The first of my two articles in this week’s print edition discusses the empirical evidence on whether Democratic presidents or Republican presidents are better at making the American economy grow:
Why the economy has grown faster under Democratic presidents
Aug 9th 2014 | From the print edition
“SINCE 1961…the Republicans have held the White House 28 years, the Democrats 24,” said Bill Clinton in 2012. “In those 52 years, our private economy has produced 66m private-sector jobs. So what’s the jobs score? Republicans 24m, Democrats 42[m].” In the two years since, Barack Obama has increased the Democrats’ lead by close to 5m.
Since the second world war the economy has done better under Democratic presidents, who have overseen more job creation and higher stockmarket returns than Republican leaders. During this time the economy has grown about 1.8 percentage points faster when a Democrat occupies the White House (see chart). Messrs Clinton and Obama credit their economic policies. But new research suggests it has more to do with luck.

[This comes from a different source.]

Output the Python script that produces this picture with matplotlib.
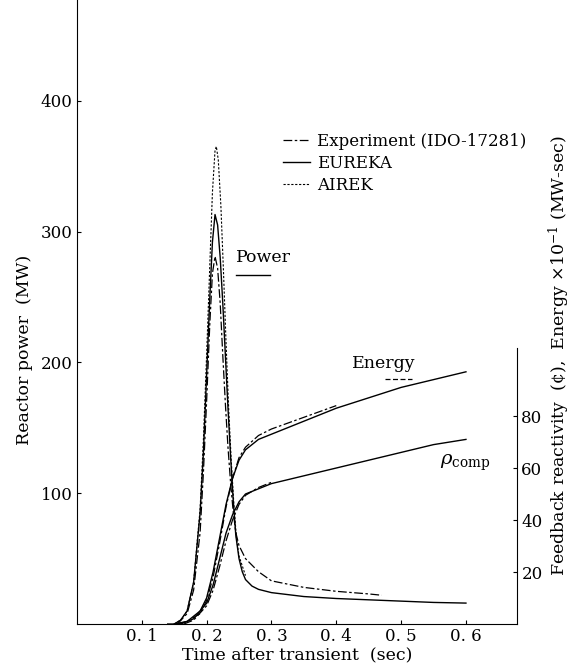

Alan Blinder and Mark Watson, economists at Princeton University, studied the last 16 presidential terms—from Harry Truman’s second to Mr Obama’s first—to find out why the economy has grown faster under Democrats. They were quickly able to rule out some possible explanations, like a president’s age and experience, or which party controlled Congress. Though one might surmise that Democratic presidents inherited hardier economies than Republican ones, they actually tended to take over when times were more difficult.